La novela es la novela y la película es la película, y la primera le dedica un espacio relativamente importante a detallar la frustrada carrera del líder de los “melenudos” como cantautor, con bastante ironía y algo de sorna. Sharon Tate también tiene un peso específico insoslayable, como lo tenía en el film a pesar de sus escasas líneas de diálogo, falsa falencia transformada en origen de una pregunta de la prensa y de una ahora famosa respuesta de Tarantino: “Rechazo esa hipótesis”. 

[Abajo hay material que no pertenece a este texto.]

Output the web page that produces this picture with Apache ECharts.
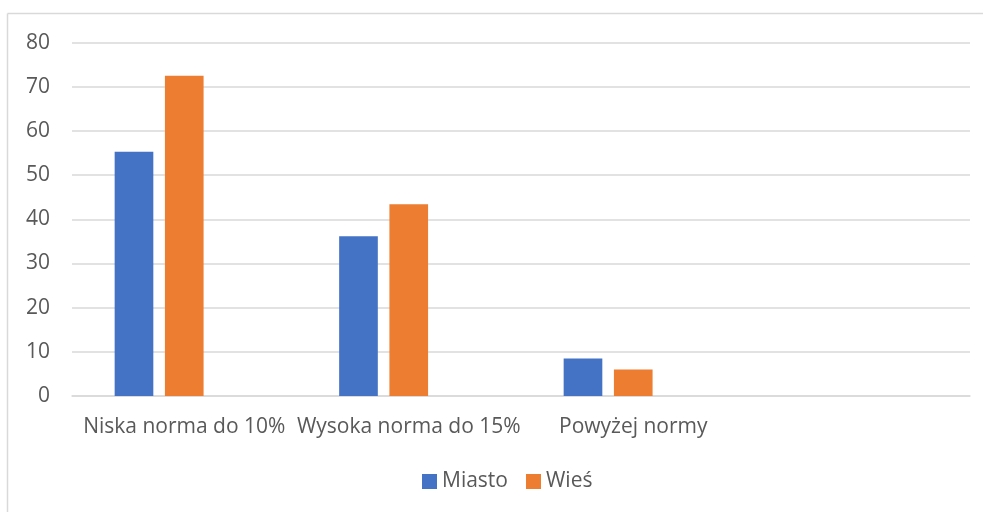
<!DOCTYPE html>
<html>
<head>
<meta charset="utf-8">
<script src="https://cdn.jsdelivr.net/npm/echarts@6/dist/echarts.min.js"></script>
<style>
  html, body { margin: 0; padding: 0; background: #fff; }
  #chart { width: 983px; height: 512px; }
</style>
</head>
<body>
<div id="chart"></div>
<script>
// categories (the 4th slot is empty in the original sheet)
const categories = ['Niska norma do 10%', 'Wysoka norma do 15%', 'Powyżej normy', '']
const miasto = [55.3, 36.2, 8.5, '-']
const wies = [72.5, 43.4, 6.0, '-']
const emptySeries = ['-', '-', '-', '-'] // third, blank series of the workbook
const yTicks = { min: 0, max: 80, interval: 10 }

const textColor = '#595959'
const gridColor = '#d9d9d9'
const font = '"Open Sans", "Noto Sans", sans-serif'

const chart = echarts.init(document.getElementById('chart'))
chart.setOption({
  backgroundColor: '#fff',
  animation: false,
  textStyle: { fontFamily: font },
  graphic: [
    { type: 'line', shape: { x1: 7.5, y1: 13.5, x2: 983, y2: 13.5 }, style: { stroke: gridColor, lineWidth: 1.5 } },
    { type: 'line', shape: { x1: 7.5, y1: 13.5, x2: 7.5, y2: 512 }, style: { stroke: gridColor, lineWidth: 1.5 } }
  ],
  grid: { left: 72, right: 13, top: 42.7, bottom: 116 },
  legend: {
    data: ['Miasto', 'Wieś'],
    bottom: 15,
    left: 417,
    icon: 'rect',
    itemWidth: 15,
    itemHeight: 15,
    itemGap: 18,
    textStyle: { color: textColor, fontSize: 21, fontFamily: font }
  },
  xAxis: {
    type: 'category',
    data: categories,
    axisLine: { lineStyle: { color: gridColor, width: 1.5 } },
    axisTick: { show: false },
    axisLabel: { color: textColor, fontSize: 21, margin: 21, interval: 0 }
  },
  yAxis: {
    type: 'value',
    min: yTicks.min,
    max: yTicks.max,
    interval: yTicks.interval,
    axisLine: { show: false },
    axisTick: { show: false },
    axisLabel: { color: textColor, fontSize: 21, margin: 22 },
    splitLine: { lineStyle: { color: gridColor, width: 1.5 } }
  },
  series: [
    { name: 'Miasto', type: 'bar', data: miasto, barGap: '30%', barCategoryGap: '38%', itemStyle: { color: '#4472c4' } },
    { name: 'Wieś', type: 'bar', data: wies, itemStyle: { color: '#ed7d31' } },
    { name: '', type: 'bar', data: emptySeries, itemStyle: { color: '#a5a5a5' } }
  ]
})
</script>
</body>
</html>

¿Y el misterio de la muerte de la mujer de Cliff? Mejor no hablar de eso, mejor evitar la ira de los spoilermaníacos, mejor descubrirlo durante la lectura. El final del libro encuentra a Rick Dalton conversando en un bar con James Stacy, el protagonista de la serie del Oeste Lancer, la noche anterior al rodaje de un capítulo en los sets de la Twentieth Century Fox. En ese momento, Tarantino se pone algo sentimental y elabora una sensación fugaz, pero nada contradictoria, ligada al oficio del actor, al afirmar que “por primera vez en diez años, Rick es consciente de la suerte que ha tenido y de la que tiene: todos los actores maravillosos con los que ha trabajado a lo largo de los años (…); todas las actrices a las que ha podido besar; todos los líos amorosos que ha tenido; toda la gente interesante con la que ha podido trabajar; todos los sitios que ha podido visitar; todas las anécdotas divertidas que ha protagonizado; todas las veces que ha visto su nombre y su foto en los periódicos y las revistas; todas las habitaciones fastuosas de hoteles en las que se ha alojado; todo el revuelo que la gente ha causado en torno a él; todas las cartas de sus fans, que no ha leído nunca; todas las veces en las que ha conducido por Hollywood en calidad de ciudadano respetable. Entonces contempla la fabulosa casa que tiene y que ha pagado haciendo lo que solía hacer gratis cuando era niño: fingir que era un vaquero”.